Belarusian journalist and writer Svetlana Alexievich the 2015 Nobel literature winner, is surrounded as she leaves a news conference in Minsk, Belarus, Thursday, Oct. 8, 2015. Belarusian writer Svetlana Alexievich won the Nobel Prize in literature Thursday, for works that the prize judges called "a monument to suffering and courage." (AP Photo/Sergei Grits)
Belarusian journalist and writer Svetlana Alexievich the 2015 Nobel literature winner, is surrounded as she leaves a news conference in Minsk, Belarus, Thursday, Oct. 8, 2015. Belarusian writer Svetlana Alexievich won the Nobel Prize in literature Thursday, for works that the prize judges called "a monument to suffering and courage." (AP Photo/Sergei Grits)

Want to win a Nobel Prize in literature? Just go to journalism school. In Minsk.

Case in point: Svetlana Alexievich, winner of the 2015 Nobel Prize in literature. The Guardian's Marta Bausells described her as “the Belarusian writer whose oral histories have recorded thousands of individual voices to map the implosion of the Soviet Union.”

Her books, which she says take about 10 years to write, are based upon thousands of interviews with people – often they are women and children – who lived through disasters such as the Soviet invasion of Afghanistan and the nuclear meltdown at Chernobyl.

I learned of Alexievich and her work only this morning from a report on NPR. Her books – because they occupy a rare space between nonfiction reporting and storytelling -- are not widely available in English translations.

I found one on Amazon, "Voices of Chernobyl", and copied this one-paragraph excerpt. It is narrated by a woman whose husband tried to help put out the fire at the nuclear site and became a victim of the radiation that would render the entire town uninhabitable:

I couldn’t get into the hospital that evening. There was a sea of people. I stood under his window, he came over and yelled something to me. It was all so desperate! Someone in the crowd heard him – they were being taken to Moscow that night. All the wives got together in one group. We decided we’d go with them. Let us go with our husbands! You have no right! We punched and clawed. The soldiers – there were already soldiers – pushed us back. Then the doctor came out and said, Yes, they were flying to Moscow, but we needed to bring them their clothes. The clothes they’d worn at the station had been burned. The buses had stopped running already and we ran across the city. We came running back with their bags, but the plane was already gone. They tricked us. So that we wouldn’t be there yelling and crying.

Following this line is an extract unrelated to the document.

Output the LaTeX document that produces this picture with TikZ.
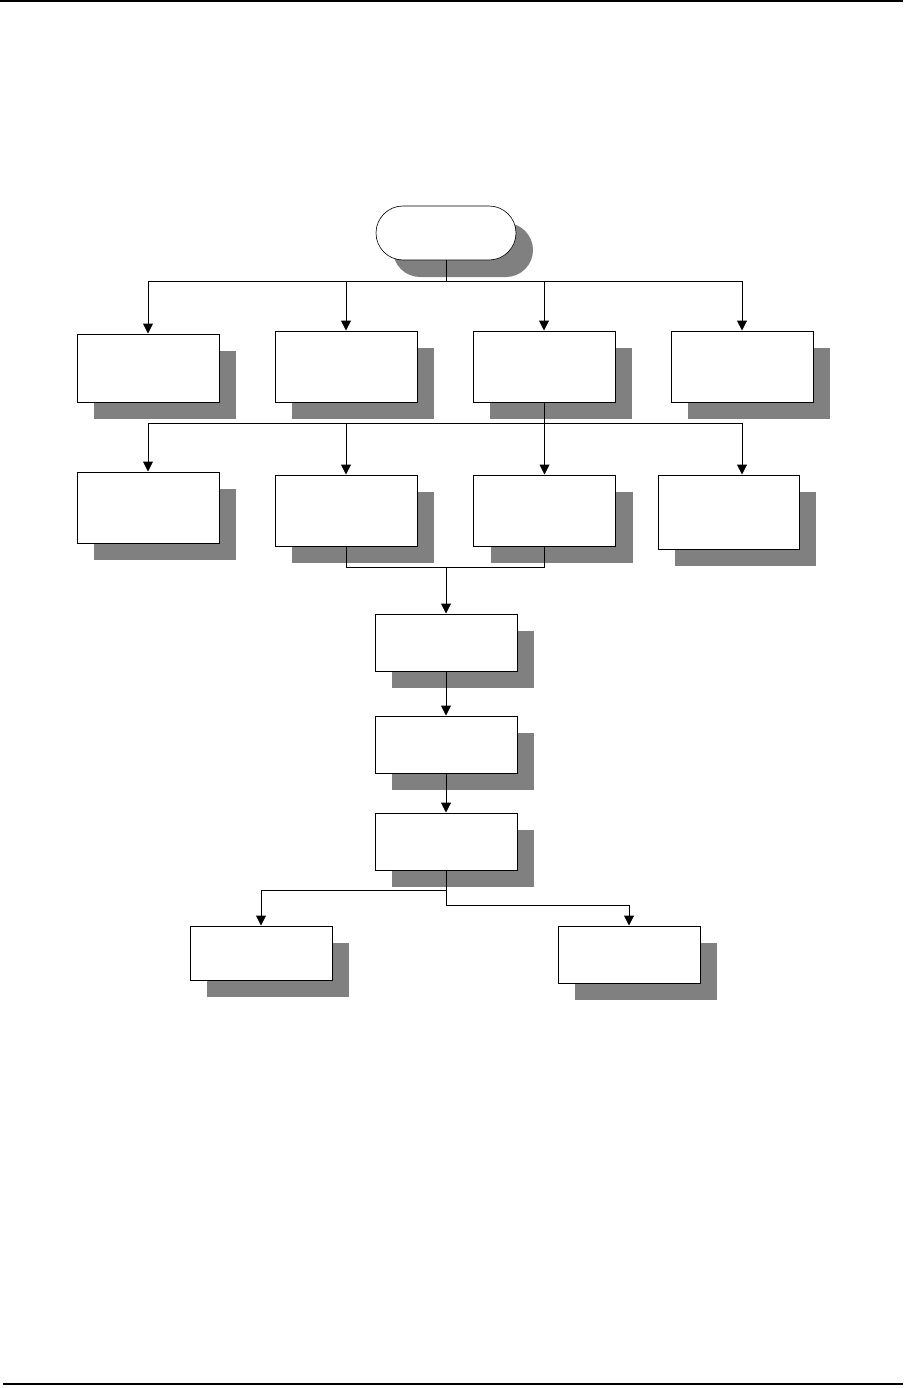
\documentclass[tikz,border=0pt]{standalone}
\usetikzlibrary{arrows.meta,shadows}
\begin{document}
\begin{tikzpicture}[x=1pt,y=-1pt,
  box/.style={draw=black,line width=1pt,fill=white,inner sep=0pt,
    minimum width=142pt,
    drop shadow={shadow xshift=17pt,shadow yshift=-17pt,fill=black!50,opacity=1}},
  term/.style={box,rounded corners=27pt,minimum width=140pt,minimum height=54pt,line width=0.6pt},
  conn/.style={line width=1pt},
  arr/.style={conn,-{Triangle[length=10pt,width=10pt]}},
  rule/.style={line width=1.5pt}]
\useasboundingbox (0,0) rectangle (912,1388);
\draw[rule] (0,1) -- (903,1);
\draw[rule] (3,1384) -- (903,1384);

\node[term] (start) at (446,233) {};
\node[box,minimum height=68pt] (b1) at (148,368) {};
\node[box,minimum height=71pt] (b2) at (346,366.5) {};
\node[box,minimum height=71pt] (b3) at (544,366.5) {};
\node[box,minimum height=71pt] (b4) at (742,366.5) {};
\node[box,minimum height=71pt] (b5) at (148,507.5) {};
\node[box,minimum height=71pt] (b6) at (346,510.5) {};
\node[box,minimum height=71pt] (b7) at (544.5,510.5) {};
\node[box,minimum height=74pt,minimum width=141pt] (b8) at (728.5,512) {};
\node[box,minimum height=57pt] (b9) at (446,642.5) {};
\node[box,minimum height=57pt] (b10) at (446,744.5) {};
\node[box,minimum height=57pt] (b11) at (446,841.5) {};
\node[box,minimum height=54pt] (b12) at (261,953) {};
\node[box,minimum height=57pt] (b13) at (629,954.5) {};

\coordinate (bus1) at (446,281);
\draw[conn] (start.south) -- (bus1);
\draw[arr] (bus1) -| (b1.north);
\draw[arr] (bus1) -| (b2.north);
\draw[arr] (bus1) -| (b3.north);
\draw[arr] (bus1) -| (b4.north);

\coordinate (bus2) at (544,423);
\draw[conn] (b3.south) -- (bus2);
\draw[arr] (bus2) -| (b5.north);
\draw[arr] (bus2) -| (b6.north);
\draw[arr] (bus2) -| (b7.north);
\draw[arr] (bus2) -| (b4.south |- b8.north);

\coordinate (merge) at (446,567);
\draw[conn] (b6.south) |- (merge);
\draw[conn] (b7.south) |- (merge);
\draw[arr] (merge) -- (b9.north);

\draw[arr] (b9.south) -- (b10.north);
\draw[arr] (b10.south) -- (b11.north);

\coordinate (s1) at (446,890);
\coordinate (s2) at (446,905);
\draw[arr] (b11.south) -- (s1) -| (b12.north);
\draw[arr] (b11.south) -- (s2) -| (b13.north);
\end{tikzpicture}
\end{document}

The Guardian reports that Alexievich "found her voice under the influence of the Belorusian writer Ales Adamovich, who developed a genre which he variously called the 'collective novel', 'novel-oratorio', 'novel-evidence', 'people talking about themselves' and 'epic chorus'."

As Alexievich’s work becomes more familiar to journalists and other non-fiction writers, it will be interesting to learn more about her research methods, her narrative strategies and her obvious manipulation of the raw material. As happens with many oral histories, such as those made famous in America by Studs Terkel, the author is not just quoting sources in a traditional sense. To turn the source into a storyteller, sentences are filtered of their distracting elements and distilled to their essence. They are combined and recombined into a coherent order. Some words, I assume, are added for clarity. When words are added or changed to enhance the drama or suspense of a passage, the work teeters toward fiction. Oral historians help readers and critics by making their methods transparent at the beginning of a work.

Sara Danius, representing the Swedish Academy, calls Alexievich an “extraordinary” writer:

For the past 30 or 40 years she’s been busy mapping the Soviet and post-Soviet individual, but it’s not really about a history of events. It’s a history of emotions…She’s conducted thousands and thousands of interviews with children, with women and with men, and in this way she’s offering us a history of human beings about whom we didn’t know that much…and at the same time she’s offering us…a history of the soul.

The Guardian quotes the author from the introduction of an upcoming book, "Second-hand Time".

I don’t ask people about socialism, I ask about love, jealousy, childhood, old age, music, dances, hairstyles. The myriad sundry details of a vanished way of life. This is the only way to chase the catastrophe into the framework of the mundane and attempt to tell a story.

It never ceases to amaze me how interesting ordinary, everyday life is. There are an endless number of human truths….History is only interested in facts; emotions are excluded from its realm of interest. It’s considered improper to admit them into history. I look at the world as a writer, not strictly an historian. I am fascinated by people.

Few of us get to spend 10 years on a story or interview thousands of sources. We may not work with organizations that allow the narrative liberties of the oral historian. But we can certainly drill down in our reporting to find the people who have most at stake in an issue or event. We can spend time with them to gain a sense of their daily lives and struggles. We can help give them a voice so that they are not drowned out by those in authority.

Alexievich is not the first non-fiction writer to win the Nobel Prize in literature. (My old pal Winston Churchill – yes, that Winston Churchill -- copped the prize for his remarkable histories.) Today, let’s embrace and celebrate Alexievich as a sister journalist. After all, she graduated from journalism school – in Minsk.